By Brad Spencer
It's ominous, oversized and drafty. It would be more suitable to house the overspill from Waste Management. It's so ridiculously big that Arena football would fit right in.
It's time to address the monstrosity that is the field house at OPRF High School.
Dim lighting, constant echoes, and somewhere there's a faucet running, or maybe it's a drain pipe — who knows for sure.
It's not big; it's large. Too large. Too gargantuan for a basketball game. It's so lengthy that if the ball goes out of bounds on the south end of the court, it has the potential to roll 50 yards or more. Someone has to jump in a golf cart to go fetch it.

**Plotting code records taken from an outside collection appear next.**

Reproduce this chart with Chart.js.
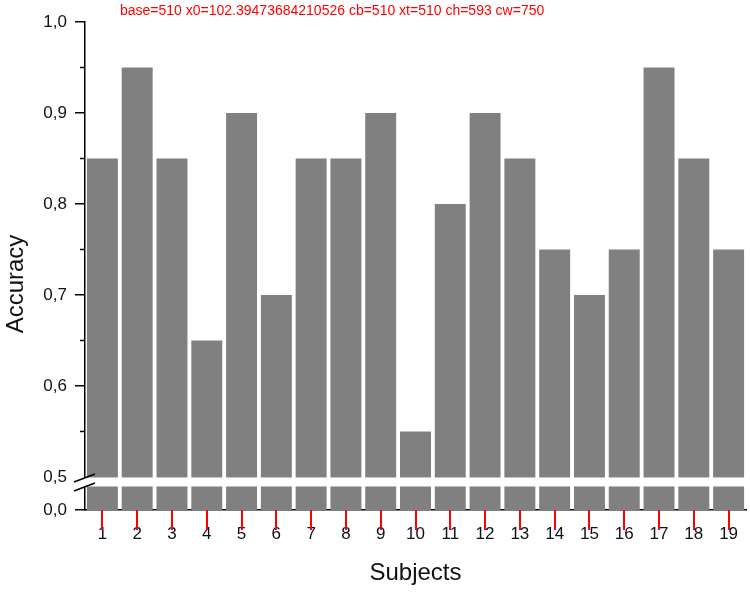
<!DOCTYPE html>
<html>
<head>
<meta charset="utf-8">
<title>Accuracy per subject</title>
<script src="https://cdn.jsdelivr.net/npm/chart.js@4/dist/chart.umd.min.js"></script>
<style>
    html, body { margin: 0; padding: 0; background: #fff; }
    #wrap { position: relative; width: 750px; height: 593px; }
</style>
</head>
<body>
<div id="wrap"><canvas id="bar"></canvas></div>
<script>
// data
var subjects = ['1','2','3','4','5','6','7','8','9','10','11','12','13','14','15','16','17','18','19'];
var accuracy = [0.85, 0.95, 0.85, 0.65, 0.90, 0.70, 0.85, 0.85, 0.90, 0.55, 0.80, 0.90, 0.85, 0.75, 0.70, 0.75, 0.95, 0.85, 0.75];

// broken axis: 0,0 .. 0,5 is squeezed into the strip under the break
var axisMin = 0.4637;
var breakTop = 0.5;
var breakBottom = 0.4901;
var yTickValues = [axisMin, 0.5, 0.6, 0.7, 0.8, 0.9, 1.0];
var yTickLabels = ['0,0', '0,5', '0,6', '0,7', '0,8', '0,9', '1,0'];
var yMinorTicks = [0.55, 0.65, 0.75, 0.85, 0.95];

!function() {
    "use strict";

    var font = "'Liberation Sans', Arial, sans-serif";

    var brokenAxis = {
        id: 'brokenAxis',
        afterDatasetsDraw: function(chart) {
            var ctx = chart.ctx;
            var y = chart.scales.y;
            var area = chart.chartArea;
            var y0 = y.getPixelForValue(breakTop);
            var y1 = y.getPixelForValue(breakBottom);
            ctx.save();
            ctx.fillStyle = '#fff';
            ctx.fillRect(area.left - 2, y0 + 0.5, area.right - area.left + 4, y1 - y0);
            ctx.restore();
        },
        afterDraw: function(chart) {
            var ctx = chart.ctx;
            var xs = chart.scales.x;
            var y = chart.scales.y;
            var left = chart.chartArea.left;
            var base = Math.round(y.getPixelForValue(axisMin));
            var y0 = y.getPixelForValue(breakTop);
            var y1 = y.getPixelForValue(breakBottom);
            var i;
            ctx.save();
            // debug readout
            ctx.fillStyle = 'red';
            ctx.font = '14px sans-serif';
            ctx.fillText('base=' + base + ' x0=' + xs.getPixelForValue(0) + ' cb=' + chart.chartArea.bottom + ' xt=' + xs.top + ' ch=' + chart.height + ' cw=' + chart.width, 120, 15);
            for (i = 0; i < subjects.length; i++) {
                ctx.fillRect(Math.round(xs.getPixelForValue(i)) - 1, base, 2, 20);
            }
            ctx.strokeStyle = '#000';
            ctx.lineWidth = 1.5;
            yMinorTicks.forEach(function(v) {
                var p = y.getPixelForValue(v);
                ctx.beginPath();
                ctx.moveTo(left - 5, p);
                ctx.lineTo(left, p);
                ctx.stroke();
            });
            [y0, y1].forEach(function(p) {
                ctx.beginPath();
                ctx.moveTo(left - 11, p + 5);
                ctx.lineTo(left + 10, p - 3);
                ctx.stroke();
            });
            ctx.fillStyle = '#111';
            ctx.font = '24px ' + font;
            ctx.textAlign = 'center';
            ctx.textBaseline = 'alphabetic';
            ctx.translate(23, 284);
            ctx.rotate(-Math.PI / 2);
            ctx.fillText('Accuracy', 0, 0);
            ctx.restore();
        }
    };

    var barChart = {
        labels: subjects,
        datasets: [{
            label: 'Accuracy',
            data: accuracy,
            backgroundColor: '#808080',
            borderWidth: 0,
            barPercentage: 0.89,
            categoryPercentage: 1.0
        }]
    };

    var options = {
        responsive: true,
        maintainAspectRatio: false,
        animation: false,
        layout: { padding: { top: 22, right: 4, left: 0, bottom: 0 } },
        plugins: {
            legend: { display: false },
            tooltip: { enabled: false }
        },
        scales: {
            x: {
                offset: true,
                grid: {
                    display: true, drawOnChartArea: false, drawTicks: true, tickLength: 9,
                    color: 'rgba(0,0,0,0)', tickColor: 'rgba(0,0,0,0)'
                },
                border: { display: true, color: '#000', width: 1.5 },
                ticks: { color: '#111', font: { family: font, size: 17 }, padding: 5, maxRotation: 0 },
                title: { display: true, text: 'Subjects', color: '#111', font: { family: font, size: 24 }, padding: { top: 4, bottom: 5 } },
                afterFit: function(scale) { scale.height = 83; }
            },
            y: {
                min: axisMin,
                max: 1.0,
                grid: {
                    display: true, drawOnChartArea: false, drawTicks: true, tickLength: 10, lineWidth: 1.5,
                    tickColor: function(c) { return c.index === 1 ? 'rgba(0,0,0,0)' : '#000'; }
                },
                border: { display: true, color: '#000', width: 1.5 },
                ticks: {
                    color: '#111', font: { family: font, size: 17 }, padding: 8,
                    callback: function(v, i) { return yTickLabels[i]; }
                },
                afterBuildTicks: function(scale) {
                    scale.ticks = yTickValues.map(function(v) { return { value: v }; });
                },
                afterFit: function(scale) { scale.width = 85; }
            }
        }
    };

    new Chart(document.getElementById('bar').getContext('2d'), {
        type: 'bar',
        data: barChart,
        options: options,
        plugins: [brokenAxis]
    });
}();
</script>
</body>
</html>
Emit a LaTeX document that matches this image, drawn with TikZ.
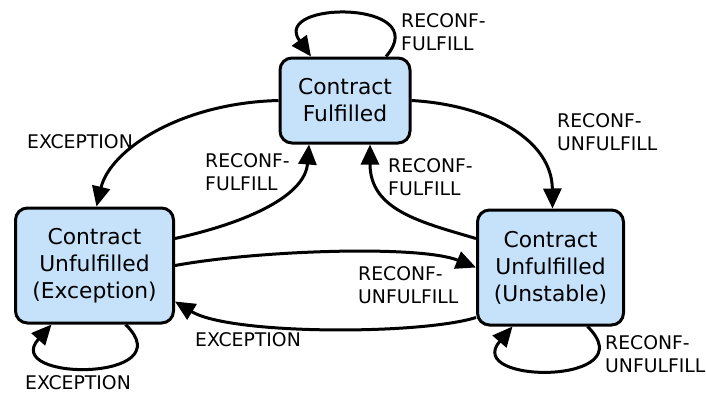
\documentclass[tikz,border=0pt]{standalone}
\usepackage{fontspec}
\setmainfont{DejaVu Sans}
\usetikzlibrary{positioning, shapes, arrows, arrows.meta}
\definecolor{statefill}{RGB}{198,226,250}
\tikzset{>={Triangle[length=20pt,width=18pt]}}
\tikzset{
    state/.style={draw, line width=3pt, fill=statefill, rounded corners=12pt,
        align=center, inner sep=0pt, font=\fontsize{21.8}{27}\selectfont},
    lbl/.style={anchor=north west, align=left, inner sep=0pt,
        font=\fontsize{18.8}{23.5}\selectfont},
    trans/.style={->, line width=3pt}
}

\begin{document}
\begin{tikzpicture}[x=1pt, y=-1pt]
    \useasboundingbox (0,0) rectangle (706,394);

    \node[state, minimum width=130pt, minimum height=85pt] (f) at (345,100.5) {Contract\\Fulfilled};
    \node[state, minimum width=158pt, minimum height=115pt] (e) at (94.5,265.5) {Contract\\Unfulfilled\\(Exception)};
    \node[state, minimum width=146pt, minimum height=115pt] (u) at (550.5,267.5) {Contract\\Unfulfilled\\(Unstable)};

    \node[lbl] (lf1) at (401,13) {RECONF-\\FULFILL};
    \node[lbl] (le1) at (27,134) {EXCEPTION};
    \node[lbl] (lf2) at (205,153) {RECONF-\\FULFILL};
    \node[lbl] (lf3) at (388,158) {RECONF-\\FULFILL};
    \node[lbl] (lu1) at (557,113) {RECONF-\\UNFULFILL};
    \node[lbl] (lu2) at (358,266) {RECONF-\\UNFULFILL};
    \node[lbl] (le2) at (195,332) {EXCEPTION};
    \node[lbl] (le3) at (25,375.5) {EXCEPTION};
    \node[lbl] (lu3) at (605,335) {RECONF-\\UNFULFILL};

    \draw[trans]
    ([xshift=41pt]f.north) .. controls (435,0) and (270,0) .. ([xshift=-34pt]f.north)
    ;
    \draw[trans]
    (f.west) .. controls (180,103) and (110,150) .. ([xshift=2pt]e.north)
    ;
    \draw[trans]
    ([yshift=27pt]e.east) .. controls (250,222) and (305,195) .. ([xshift=-36pt]f.south)
    ;
    \draw[trans]
    (f.east) .. controls (490,105) and (552,140) .. ([xshift=2pt]u.north)
    ;
    \draw[trans]
    ([yshift=29pt]u.west) .. controls (420,222) and (370,210) .. ([xshift=25pt]f.south)
    ;
    \draw[trans]
    (e.east) .. controls (260,250) and (420,245) .. (u.west)
    ;
    \draw[trans]
    ([yshift=-50pt]u.west) .. controls (420,335) and (230,335) .. ([yshift=-36pt]e.east)
    ;
    \draw[trans]
    ([xshift=31pt]e.south) .. controls (185,382) and (0,382) .. ([xshift=-43pt]e.south)
    ;
    \draw[trans]
    ([xshift=37pt]u.south) .. controls (647,385) and (462,385) .. ([xshift=-38pt]u.south)
    ;
\end{tikzpicture}
\end{document}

Forget about cheering for the Huskies from atop the east side bleachers. The folks four rows down hear you, but your boisterous holler has petered out way before reaching the floor. Bad call by a blind official? Better invest in a megaphone.
An upgrade is due for this forlorn outdated airplane hangar. A paint job at the very least. You literally feel like you're walking into a dilapidated warehouse.
It's so dog-gone enormous, it never feels like there's a large crowd at a game. "The Huskies played to a huge, yet sparse crowd ..."
I realize it's a big school and the facility is used for much more than basketball games — pole vaulting is certainly not out of the question — but couldn't the school use some of the millions it has socked away for an overhaul of this building? State-of-the-art is a phrase I'd like to hear someone use to describe the field house at OPRF. A renovation could even revitalize school spirit.
Imagine, a well-lit, more compact — state-of-the-art — facility for basketball games. Concession stands, apparel kiosks, maybe even a jumbotron above center court.
Right now it's a gloomy place where you walk from shadow to yellowish hue back to shadow and then slip into a cavern of darkness before finding yourself back yet again in that yellow glare.
I don't know much about interior illumination, but an upgrade might lead to better shooting by the basketball teams and folks might recognize their neighbors in the stands. A renovation could include new locker room facilities so the players don't have to go to Wisconsin for the halftime pep talk.
Hey, it's not like I'm demanding there be a massage parlor or a temperature-controlled lounge reserved solely for the local press, fully catered by Chicago Cut Steakhouse before the games. And it's not as if I'm suggesting that this spacious room — you know what, let's go ahead and refer to it as the VIP suite — be equipped with large flat-screen televisions, a three-tier chocolate fountain and leather barcaloungers.
But it shouldn't be out of the question either.